>> start

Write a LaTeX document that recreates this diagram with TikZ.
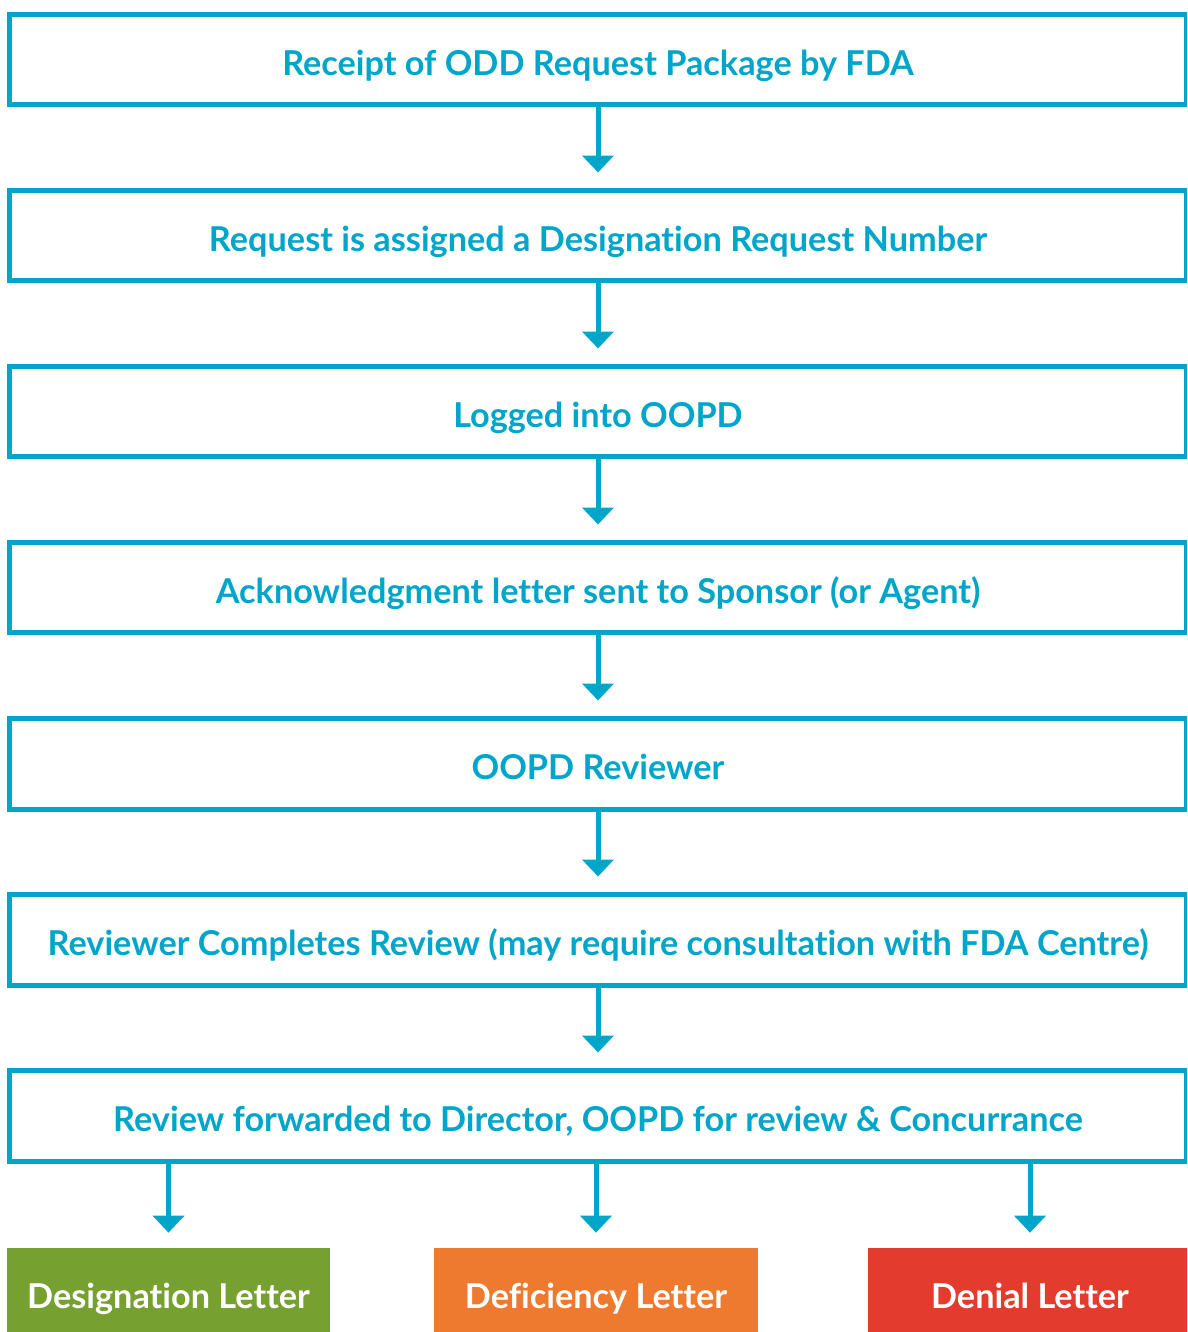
\documentclass[tikz,border=0pt]{standalone}
\usepackage{fontspec}
\setmainfont{Lato}[Ligatures=CommonOff]
\usepackage{tikz}
\usetikzlibrary{arrows.meta,positioning,calc}
\definecolor{myteal}{HTML}{00A6C9}
\definecolor{mygreen}{HTML}{76A030}
\definecolor{myorange}{HTML}{EE7A30}
\definecolor{myred}{HTML}{E33B2E}
\tikzset{
  flowbox/.style={draw=myteal, line width=0.1cm, fill=white, minimum width=23.54cm, minimum height=1.82cm,
              text=myteal, font=\fontsize{19.5}{23}\selectfont\bfseries, inner sep=0pt,
              text height=18.3pt, text depth=0.4pt},
  letterbox/.style={draw=none, minimum width=6.48cm, minimum height=1.96cm, text=white,
              font=\fontsize{19.5}{23}\selectfont\bfseries, inner sep=0pt,
              text height=17.3pt, text depth=3.8pt},
  arr/.style={-{Triangle[width=0.62cm, length=0.34cm]}, line width=0.1cm, draw=myteal, shorten >=0.3cm},
}
\begin{document}
\begin{tikzpicture}[x=0.02cm, y=-0.02cm]
        \clip (0,0) rectangle (1187,1332);
        \useasboundingbox (0,0) rectangle (1187,1332);
        \node[flowbox] (s1) at (598,59.5) {Receipt of ODD Request Package by FDA};
        \node[flowbox] (s2) at (598,235.5) {Request is assigned a Designation Request Number};
        \node[flowbox] (s3) at (598,411.5) {Logged into OOPD};
        \node[flowbox] (s4) at (598,587.5) {Acknowledgment letter sent to Sponsor (or Agent)};
        \node[flowbox] (s5) at (598,763.5) {OOPD Reviewer};
        \node[flowbox] (s6) at (598,939.5) {Reviewer Completes Review (may require consultation with FDA Centre)};
        \node[flowbox] (s7) at (598,1115.5) {Review forwarded to Director, OOPD for review \& Concurrance};
        \node[letterbox, fill=mygreen] (dl) at (168.5,1297) {Designation Letter};
        \node[letterbox, fill=myorange] (fl) at (596,1297) {Deficiency Letter};
        \node[letterbox, fill=myred] (nl) at (1030,1297) {Denial Letter};
        \draw[arr] (s1) -- (s2); \draw[arr] (s2) -- (s3); \draw[arr] (s3) -- (s4);
        \draw[arr] (s4) -- (s5); \draw[arr] (s5) -- (s6); \draw[arr] (s6) -- (s7);
        \draw[arr] (s7.south -| dl.north) -- (dl.north);
        \draw[arr] (s7.south -| fl.north) -- (fl.north);
        \draw[arr] (s7.south -| nl.north) -- (nl.north);
      \end{tikzpicture}
\end{document}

>> end

- The problem -
Print the listing above in full, exactly as written. Omit any pictures.

- Answer to this problem -
Write a LaTeX document that recreates this diagram with TikZ.
\documentclass[tikz,border=0pt]{standalone}
\usepackage{fontspec}
\setmainfont{Lato}[Ligatures=CommonOff]
\usepackage{tikz}
\usetikzlibrary{arrows.meta,positioning,calc}
\definecolor{myteal}{HTML}{00A6C9}
\definecolor{mygreen}{HTML}{76A030}
\definecolor{myorange}{HTML}{EE7A30}
\definecolor{myred}{HTML}{E33B2E}
\tikzset{
  flowbox/.style={draw=myteal, line width=0.1cm, fill=white, minimum width=23.54cm, minimum height=1.82cm,
              text=myteal, font=\fontsize{19.5}{23}\selectfont\bfseries, inner sep=0pt,
              text height=18.3pt, text depth=0.4pt},
  letterbox/.style={draw=none, minimum width=6.48cm, minimum height=1.96cm, text=white,
              font=\fontsize{19.5}{23}\selectfont\bfseries, inner sep=0pt,
              text height=17.3pt, text depth=3.8pt},
  arr/.style={-{Triangle[width=0.62cm, length=0.34cm]}, line width=0.1cm, draw=myteal, shorten >=0.3cm},
}
\begin{document}
\begin{tikzpicture}[x=0.02cm, y=-0.02cm]
        \clip (0,0) rectangle (1187,1332);
        \useasboundingbox (0,0) rectangle (1187,1332);
        \node[flowbox] (s1) at (598,59.5) {Receipt of ODD Request Package by FDA};
        \node[flowbox] (s2) at (598,235.5) {Request is assigned a Designation Request Number};
        \node[flowbox] (s3) at (598,411.5) {Logged into OOPD};
        \node[flowbox] (s4) at (598,587.5) {Acknowledgment letter sent to Sponsor (or Agent)};
        \node[flowbox] (s5) at (598,763.5) {OOPD Reviewer};
        \node[flowbox] (s6) at (598,939.5) {Reviewer Completes Review (may require consultation with FDA Centre)};
        \node[flowbox] (s7) at (598,1115.5) {Review forwarded to Director, OOPD for review \& Concurrance};
        \node[letterbox, fill=mygreen] (dl) at (168.5,1297) {Designation Letter};
        \node[letterbox, fill=myorange] (fl) at (596,1297) {Deficiency Letter};
        \node[letterbox, fill=myred] (nl) at (1030,1297) {Denial Letter};
        \draw[arr] (s1) -- (s2); \draw[arr] (s2) -- (s3); \draw[arr] (s3) -- (s4);
        \draw[arr] (s4) -- (s5); \draw[arr] (s5) -- (s6); \draw[arr] (s6) -- (s7);
        \draw[arr] (s7.south -| dl.north) -- (dl.north);
        \draw[arr] (s7.south -| fl.north) -- (fl.north);
        \draw[arr] (s7.south -| nl.north) -- (nl.north);
      \end{tikzpicture}
\end{document}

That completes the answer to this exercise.